-- Start of INPUT RECORDS --
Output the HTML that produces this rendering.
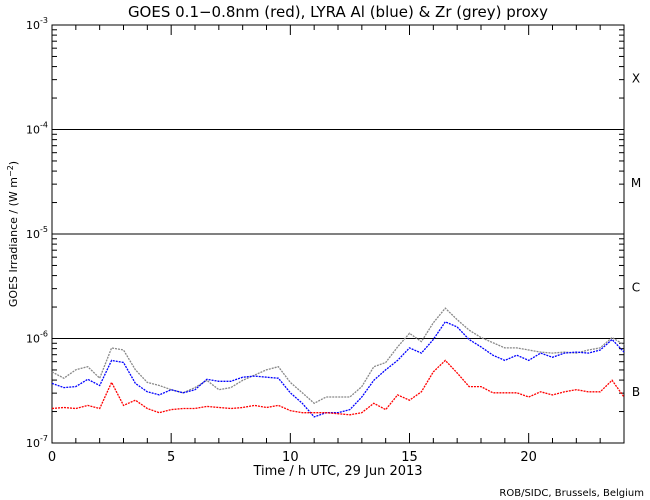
<!DOCTYPE html>
<html><head><meta charset="utf-8"><style>
body{margin:0;background:#fff;}
svg{display:block;font-family:"DejaVu Sans","Liberation Sans",sans-serif;}
</style></head><body>
<svg id="chart" width="650" height="500" viewBox="0 0 650 500" xmlns="http://www.w3.org/2000/svg">
<rect width="650" height="500" fill="#fff"/>
<text x="338" y="17" font-size="15" text-anchor="middle">GOES 0.1−0.8nm (red), LYRA Al (blue) &amp; Zr (grey) proxy</text>
<g id="axes"></g>
<g id="series"></g>
<text transform="translate(17,234) rotate(-90)" font-size="11" text-anchor="middle">GOES Irradiance / (W m<tspan dy="-4" font-size="8">−2</tspan><tspan dy="4">)</tspan></text>
<text x="338" y="475" font-size="13" text-anchor="middle">Time / h UTC, 29 Jun 2013</text>
<text x="644" y="496" font-size="10" text-anchor="end">ROB/SIDC, Brussels, Belgium</text>
</svg>
<script>
const hours = [];
const xTicks = [0,5,10,15,20];
const yExponents = [-7,-6,-5,-4,-3];
const flareClasses = ["B","C","M","X"];
const goesRed = [-6.67,-6.66,-6.67,-6.64,-6.67,-6.42,-6.64,-6.59,-6.67,-6.71,-6.68,-6.67,-6.67,-6.65,-6.66,-6.67,-6.66,-6.64,-6.66,-6.64,-6.69,-6.71,-6.71,-6.71,-6.72,-6.73,-6.71,-6.62,-6.68,-6.54,-6.59,-6.51,-6.32,-6.21,-6.33,-6.46,-6.46,-6.52,-6.52,-6.52,-6.56,-6.51,-6.54,-6.51,-6.49,-6.51,-6.51,-6.40,-6.56];
const lyraAl = [-6.43,-6.47,-6.46,-6.39,-6.45,-6.21,-6.23,-6.43,-6.51,-6.54,-6.49,-6.52,-6.49,-6.39,-6.41,-6.41,-6.37,-6.36,-6.37,-6.38,-6.52,-6.62,-6.75,-6.71,-6.71,-6.68,-6.56,-6.40,-6.30,-6.21,-6.09,-6.14,-6.01,-5.84,-5.89,-6.01,-6.08,-6.16,-6.21,-6.16,-6.21,-6.14,-6.18,-6.14,-6.13,-6.14,-6.11,-6.01,-6.13];
const lyraZr = [-6.32,-6.38,-6.30,-6.27,-6.38,-6.09,-6.11,-6.30,-6.42,-6.45,-6.49,-6.52,-6.47,-6.40,-6.49,-6.47,-6.40,-6.35,-6.30,-6.27,-6.42,-6.52,-6.62,-6.56,-6.56,-6.56,-6.46,-6.27,-6.23,-6.08,-5.95,-6.03,-5.85,-5.71,-5.82,-5.92,-5.99,-6.04,-6.09,-6.09,-6.11,-6.13,-6.14,-6.13,-6.14,-6.11,-6.09,-5.99,-6.06];
for (let i=0;i<goesRed.length;i++) hours.push(i*0.5);

const NS="http://www.w3.org/2000/svg";
const X0=52,X1=624,Y0=443,Y1=25;
const xs=h=>X0+(h/24)*(X1-X0);
const ys=l=>Y0-(l+7)/4*(Y0-Y1);
function mk(tag,attrs,parent){const e=document.createElementNS(NS,tag);for(const k in attrs)e.setAttribute(k,attrs[k]);parent.appendChild(e);return e;}
const ax=document.getElementById('axes');
let r=mk('rect',{x:X0,y:Y1,width:X1-X0,height:Y0-Y1,fill:'none',stroke:'#000','stroke-width':1},ax);


// horizontal class lines
[-6,-5,-4].forEach(e=>{const l=mk('line',{x1:X0,x2:X1,y1:ys(e),y2:ys(e),stroke:'#000'},ax);

});
// y ticks
yExponents.forEach(e=>{
  const y=ys(e);
  mk('line',{x1:X0,x2:X0+10,y1:y,y2:y,stroke:'#000'},ax);
  mk('line',{x1:X1-10,x2:X1,y1:y,y2:y,stroke:'#000'},ax);
  const t=mk('text',{x:X0-4,y:y+4,'font-size':11,'text-anchor':'end'},ax);
  
  
  t.innerHTML='10<tspan dy="-6" font-size="8">'+e+'</tspan>';
  if(e<-3){for(let m=2;m<10;m++){const ym=ys(e+Math.log10(m));
    mk('line',{x1:X0,x2:X0+5,y1:ym,y2:ym,stroke:'#000'},ax);
    mk('line',{x1:X1-5,x2:X1,y1:ym,y2:ym,stroke:'#000'},ax);}}
});
// class letters
flareClasses.forEach((c,i)=>{const t=mk('text',{x:636,y:ys(-6.5+i)+5,'font-size':12,'text-anchor':'middle'},ax);


t.textContent=c;});
// x ticks
for(let h=0;h<=24;h++){const x=xs(h);const len=(h%5===0)?10:5;
  mk('line',{x1:x,x2:x,y1:Y0,y2:Y0-len,stroke:'#000'},ax);
  mk('line',{x1:x,x2:x,y1:Y1,y2:Y1+len,stroke:'#000'},ax);}
xTicks.forEach(h=>{const t=mk('text',{x:xs(h),y:461,'font-size':13,'text-anchor':'middle'},ax);


t.textContent=h;});
// series
const sg=document.getElementById('series');
[[lyraZr,'#888','lyra-zr-series'],[lyraAl,'#0000ff','lyra-al-series'],[goesRed,'#ff0000','goes-xray-series']].forEach(([d,c,n])=>{
  const pts=d.map((v,i)=>xs(hours[i]).toFixed(1)+','+ys(v).toFixed(1)).join(' ');
  const p=mk('polyline',{points:pts,fill:'none',stroke:c,'stroke-width':1.3,'stroke-dasharray':'2 1'},sg);
  
  
});
</script>
</body></html>
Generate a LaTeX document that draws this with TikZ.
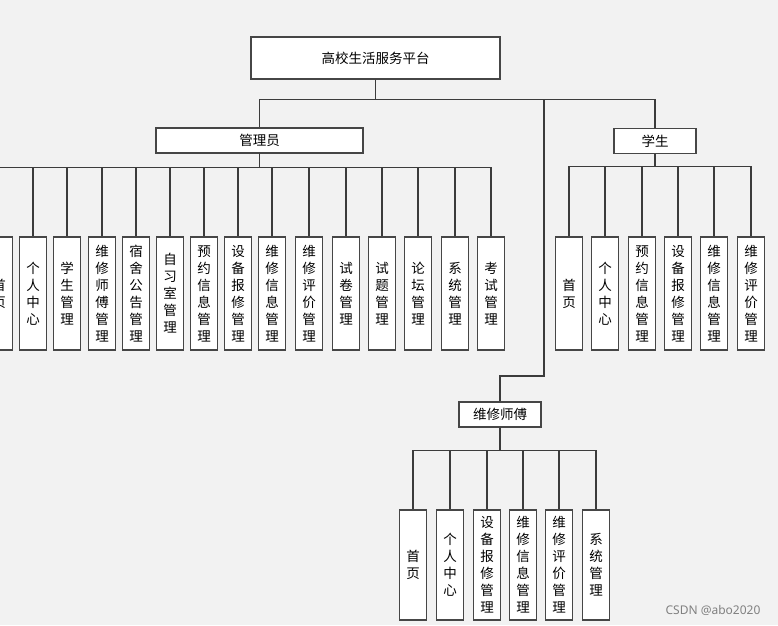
\documentclass[tikz,border=0pt]{standalone}
\usepackage{fontspec}
\newfontfamily\cjk{Noto Sans CJK SC}
\newfontfamily\wmfont{Noto Sans}
\usetikzlibrary{positioning}
\definecolor{bggray}{RGB}{242,242,242}
\definecolor{boxline}{RGB}{70,70,70}
\definecolor{linkgray}{RGB}{60,60,60}

\begin{document}
\begin{tikzpicture}[x=1pt, y=-1pt,
  hbox/.style={draw=boxline, line width=1.3pt, fill=white, minimum height=25pt, inner sep=0pt, font=\cjk\fontsize{13.5}{16}\selectfont},
  vbox/.style={draw=boxline, line width=1.3pt, fill=white, minimum width=27pt, minimum height=113pt, inner sep=0pt, align=center, font=\cjk\fontsize{13.5}{17}\selectfont},
  link/.style={draw=linkgray, line width=1.2pt}
]
  \fill[bggray] (0,0) rectangle (778,625);
  \useasboundingbox (0,0) rectangle (778,625);
  \clip (0,0) rectangle (778,625);

  % Root and roles
  \node[hbox, minimum width=249pt, minimum height=42pt] (root) at (375.5,58) {高校生活服务平台};
  \node[hbox, minimum width=207pt] (admin) at (259.5,140.5) {管理员};
  \node[hbox, minimum width=82pt] (student) at (655,141) {学生};
  \node[hbox, minimum width=82pt] (repair) at (500,414.5) {维修师傅};
  \coordinate (rbend) at (544,376);

  \draw[link] (root.south) -- ++(0,20) -| (admin.north);
  \draw[link] (root.south) -- ++(0,20) -| (student.north);
  \draw[link] (root.south) -- ++(0,20) -| (rbend) -| (repair.north);

  % Admin modules
  \foreach \x/\t [count=\i] in {-1/首\\页, 33/个\\人\\中\\心, 67/学\\生\\管\\理, 102/维\\修\\师\\傅\\管\\理,
      136/宿\\舍\\公\\告\\管\\理, 170/自\\习\\室\\管\\理, 204/预\\约\\信\\息\\管\\理, 238/设\\备\\报\\修\\管\\理,
      272/维\\修\\信\\息\\管\\理, 309/维\\修\\评\\价\\管\\理, 346/试\\卷\\管\\理, 382/试\\题\\管\\理,
      418/论\\坛\\管\\理, 455/系\\统\\管\\理, 491/考\\试\\管\\理} {
    \node[vbox] (a\i) at (\x,293.5) {\t};
    \draw[link] (admin.south) -- ++(0,14) -| (a\i.north);
  }

  % Student modules
  \foreach \x/\t [count=\i] in {569/首\\页, 605/个\\人\\中\\心, 642/预\\约\\信\\息\\管\\理,
      678/设\\备\\报\\修\\管\\理, 714/维\\修\\信\\息\\管\\理, 751/维\\修\\评\\价\\管\\理} {
    \node[vbox] (s\i) at (\x,293.5) {\t};
    \draw[link] (student.south) -- ++(0,12.5) -| (s\i.north);
  }

  % Repair worker modules
  \foreach \x/\t [count=\i] in {413/首\\页, 450/个\\人\\中\\心, 487/设\\备\\报\\修\\管\\理,
      523/维\\修\\信\\息\\管\\理, 559/维\\修\\评\\价\\管\\理, 596/系\\统\\管\\理} {
    \node[vbox, minimum height=110pt] (r\i) at (\x,565) {\t};
    \draw[link] (repair.south) -- ++(0,23) -| (r\i.north);
  }

  \node[font=\wmfont\fontsize{12}{14}\selectfont, text=gray] (mark) at (713,610) {CSDN @abo2020};
\end{tikzpicture}
\end{document}
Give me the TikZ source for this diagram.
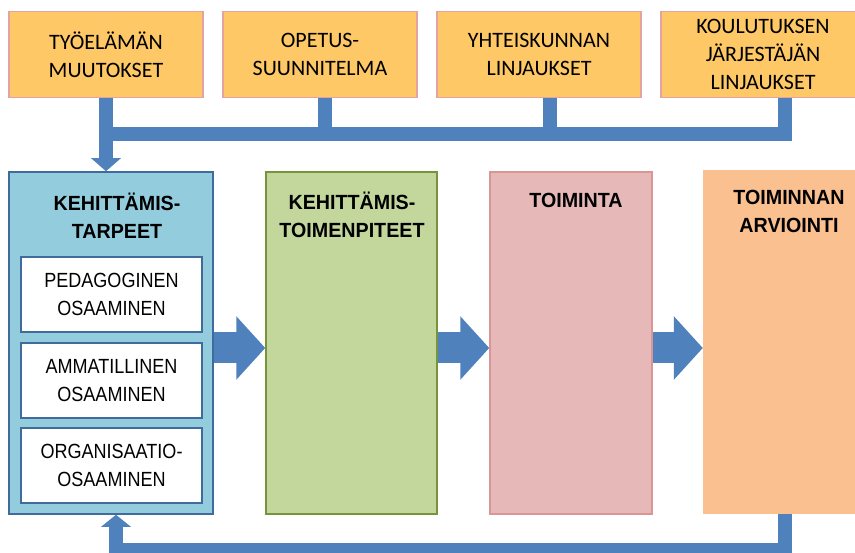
\documentclass[tikz,border=0pt]{standalone}
\usepackage{fontspec}
\usetikzlibrary{arrows.meta}
\newfontfamily\calfont{Carlito}
\newfontfamily\narrowfont[FakeStretch=0.88]{Liberation Sans}
\newfontfamily\titlefont[FakeStretch=0.96]{Liberation Sans}
\definecolor{topfill}{HTML}{FDC865}
\definecolor{topborder}{HTML}{E3A3A2}
\definecolor{bluefill}{HTML}{93CDDD}
\definecolor{bluedark}{HTML}{3F6C9C}
\definecolor{greenfill}{HTML}{C3D69B}
\definecolor{greenborder}{HTML}{77933C}
\definecolor{pinkfill}{HTML}{E6B9B8}
\definecolor{pinkborder}{HTML}{D99694}
\definecolor{orangefill}{HTML}{FAC090}
\definecolor{arrowblue}{HTML}{4F81BD}
\begin{document}
\begin{tikzpicture}[x=1pt,y=-1pt,
  topbox/.style={draw=topborder, line width=1.3pt, fill=topfill, minimum width=194pt,
    minimum height=86pt, inner sep=0pt, align=center,
    font=\calfont\fontsize{22}{28}\selectfont},
  column/.style={minimum width=#1, minimum height=342pt, inner sep=0pt, line width=1.5pt},
  coltitle/.style={font=\titlefont\bfseries\fontsize{20.5}{28}\selectfont, align=center, inner sep=0pt},
  subbox/.style={draw=bluedark, fill=white, line width=1.5pt, minimum width=181pt,
    minimum height=75pt, inner sep=0pt, align=center,
    font=\narrowfont\fontsize{20.5}{28}\selectfont},
  bar/.style={draw=arrowblue, line width=14pt, line join=miter},
  bigarrow/.style={draw=arrowblue, line width=31pt,
    -{Triangle[width=62pt,length=29pt]}},
  smallarrow/.style={draw=arrowblue, line width=13.5pt, line join=miter,
    -{Triangle[width=29pt,length=13pt]}}
]
\useasboundingbox (0,0) rectangle (855,553);
% top boxes
\node[topbox] (t1) at (106,54.5) {TYÖELÄMÄN\\MUUTOKSET};
\node[topbox] (t2) at (320,54.5) {OPETUS-\\SUUNNITELMA};
\node[topbox, minimum width=204pt] (t3) at (539,54.5) {YHTEISKUNNAN\\LINJAUKSET};
\node[topbox, minimum width=204pt] (t4) at (763,54.5) {KOULUTUKSEN\\JÄRJESTÄJÄN\\LINJAUKSET};
% columns
\node[column=204pt, draw=bluedark, fill=bluefill] (need) at (111,343) {};
\node[column=171pt, draw=greenborder, fill=greenfill] (meas) at (351.5,343) {};
\node[column=162pt, draw=pinkborder, fill=pinkfill] (act) at (571,343) {};
\node[minimum width=172pt, minimum height=344pt, inner sep=0pt, fill=orangefill] (eval) at (789,342) {};
% titles
\node[coltitle] (needt) at (117,216) {KEHITTÄMIS-\\TARPEET};
\node[coltitle] (meast) at (352,215) {KEHITTÄMIS-\\TOIMENPITEET};
\node[coltitle] (actt) at (576,200) {TOIMINTA};
\node[coltitle] (evalt) at (789,211) {TOIMINNAN\\ARVIOINTI};
% sub boxes
\node[subbox] (s1) at (111.5,294.5) {PEDAGOGINEN\\OSAAMINEN};
\node[subbox] (s2) at (111.5,380.5) {AMMATILLINEN\\OSAAMINEN};
\node[subbox] (s3) at (111.5,465.5) {ORGANISAATIO-\\OSAAMINEN};
% top connectors
\coordinate (hb) at (0,134);
\draw[bar] ([xshift=21.5pt]t4.south) |- (t1.south |- hb);
\draw[bar] ([xshift=5pt]t2.south) -- ([xshift=5pt]t2.south |- hb);
\draw[bar] ([xshift=10.5pt]t3.south) -- ([xshift=10.5pt]t3.south |- hb);
\draw[smallarrow] (t1.south) -- (t1.south |- need.north);
% flow arrows
\coordinate (ay) at (0,348);
\draw[bigarrow] (need.east |- ay) -- (meas.west |- ay);
\draw[bigarrow] (meas.east |- ay) -- (act.west |- ay);
\draw[bigarrow] (act.east |- ay) -- (eval.west |- ay);
% feedback
\coordinate (fb) at (116,550);
\draw[smallarrow, line width=14pt, -{Triangle[width=29pt,length=12pt]}]
  ([xshift=-4.5pt]eval.south) |- (fb) -- (fb |- need.south);
\end{tikzpicture}
\end{document}
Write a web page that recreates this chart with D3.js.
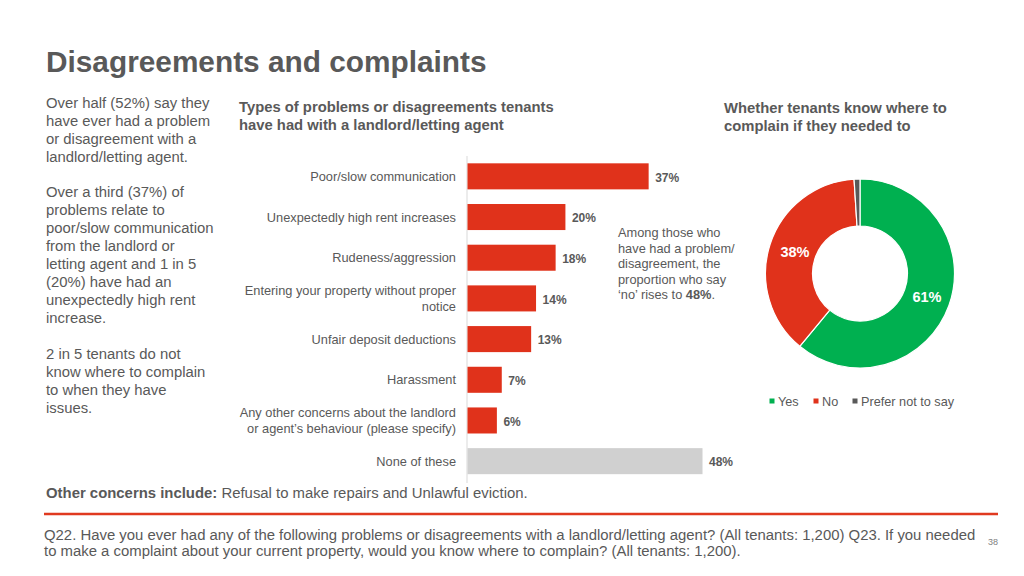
-- End of INPUT RECORDS --
WHAT YOU HAVE TO DO - Leave the pictures out, and restate exactly the lines from the start of the records through the one that contains "for (let i=0;i<goesRed.length;i++)".

ANSWER FOR THE TASK -
Output the HTML that produces this rendering.
<!DOCTYPE html>
<html><head><meta charset="utf-8"><style>
body{margin:0;background:#fff;}
svg{display:block;font-family:"DejaVu Sans","Liberation Sans",sans-serif;}
</style></head><body>
<svg id="chart" width="650" height="500" viewBox="0 0 650 500" xmlns="http://www.w3.org/2000/svg">
<rect width="650" height="500" fill="#fff"/>
<text x="338" y="17" font-size="15" text-anchor="middle">GOES 0.1−0.8nm (red), LYRA Al (blue) &amp; Zr (grey) proxy</text>
<g id="axes"></g>
<g id="series"></g>
<text transform="translate(17,234) rotate(-90)" font-size="11" text-anchor="middle">GOES Irradiance / (W m<tspan dy="-4" font-size="8">−2</tspan><tspan dy="4">)</tspan></text>
<text x="338" y="475" font-size="13" text-anchor="middle">Time / h UTC, 29 Jun 2013</text>
<text x="644" y="496" font-size="10" text-anchor="end">ROB/SIDC, Brussels, Belgium</text>
</svg>
<script>
const hours = [];
const xTicks = [0,5,10,15,20];
const yExponents = [-7,-6,-5,-4,-3];
const flareClasses = ["B","C","M","X"];
const goesRed = [-6.67,-6.66,-6.67,-6.64,-6.67,-6.42,-6.64,-6.59,-6.67,-6.71,-6.68,-6.67,-6.67,-6.65,-6.66,-6.67,-6.66,-6.64,-6.66,-6.64,-6.69,-6.71,-6.71,-6.71,-6.72,-6.73,-6.71,-6.62,-6.68,-6.54,-6.59,-6.51,-6.32,-6.21,-6.33,-6.46,-6.46,-6.52,-6.52,-6.52,-6.56,-6.51,-6.54,-6.51,-6.49,-6.51,-6.51,-6.40,-6.56];
const lyraAl = [-6.43,-6.47,-6.46,-6.39,-6.45,-6.21,-6.23,-6.43,-6.51,-6.54,-6.49,-6.52,-6.49,-6.39,-6.41,-6.41,-6.37,-6.36,-6.37,-6.38,-6.52,-6.62,-6.75,-6.71,-6.71,-6.68,-6.56,-6.40,-6.30,-6.21,-6.09,-6.14,-6.01,-5.84,-5.89,-6.01,-6.08,-6.16,-6.21,-6.16,-6.21,-6.14,-6.18,-6.14,-6.13,-6.14,-6.11,-6.01,-6.13];
const lyraZr = [-6.32,-6.38,-6.30,-6.27,-6.38,-6.09,-6.11,-6.30,-6.42,-6.45,-6.49,-6.52,-6.47,-6.40,-6.49,-6.47,-6.40,-6.35,-6.30,-6.27,-6.42,-6.52,-6.62,-6.56,-6.56,-6.56,-6.46,-6.27,-6.23,-6.08,-5.95,-6.03,-5.85,-5.71,-5.82,-5.92,-5.99,-6.04,-6.09,-6.09,-6.11,-6.13,-6.14,-6.13,-6.14,-6.11,-6.09,-5.99,-6.06];
for (let i=0;i<goesRed.length;i++) hours.push(i*0.5);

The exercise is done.